Van Zigeunerin tot Pink Lady - onder die titel beschrijft Jan de Jonge de geschiedenis van de Zeeuwse fruitteelt in een Nederlandse context in Archief 2022-I van het KZGW. Een lang en boeiend verhaal. Ik pik er met economische blik een paar punten uit ter stimulering om het helemaal te lezen.
Allereerst dat de vraag er toe doet: na 1700 nam de vraag uit de steden af, en prompt daalde het areaal. De vernieuwing van de fruitteelt vond vooral na 1890 plaats en daarin speelden investeerders en investeringsmaatschappijen een grote rol. Met half-hoogstammen en daartussen geen weiland maar bessen.De auteur geeft ook een mooie uiteenzetting van de voordelen van het veilingsysteem, ook voor de handel en laat zien hoe die hier en daar het voortouw nam voor het organiseren van een veiling. In WO I wordt dat verplicht en ontstaat veildwang (als de overheid de verplichting instelt heeft het dwang, als de coöperatie dat doet in de statuten heet het plicht).
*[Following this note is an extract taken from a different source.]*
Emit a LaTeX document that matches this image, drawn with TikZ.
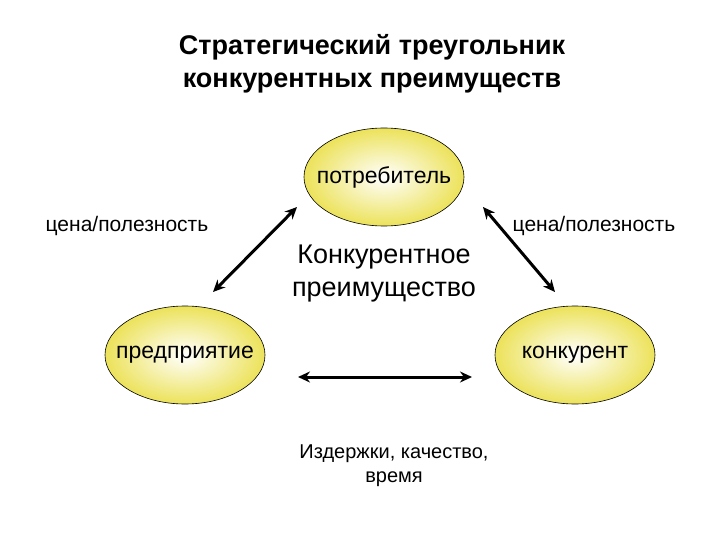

Boeiend is ook hoe de introductie van spil-stammen met 2000 a 3000 bomen per ha in plaats van de 100 hoogstambomen (die wel 100 jaar kunnen worden) voor de oogst in volwassen stadium niet veel uitmaakt. Maar het duurt lang voor de hoogstam volgroeid is, en de spilbomen komen direct al tot een hoge productie van 10 kg per boom, net zoveel als de hoogstam in die eerste jaren. Na 10 jaar is het verschil per ha wel weg. De hoge kapitaalintensiteit van de vele bomen wordt echter in die eerste 10 jaar terugverdiend. En denk ik dan: vooral bij hogere rentes hebben die eerste jaren een doorslaggevende rol. Ook boeiend hoe in de appelteelt de rasverbetering sterk is, gezien ook de namen in de titel van het artikel. Bij peren, die nu de overhand hebben, is de Conference niet weg te branden.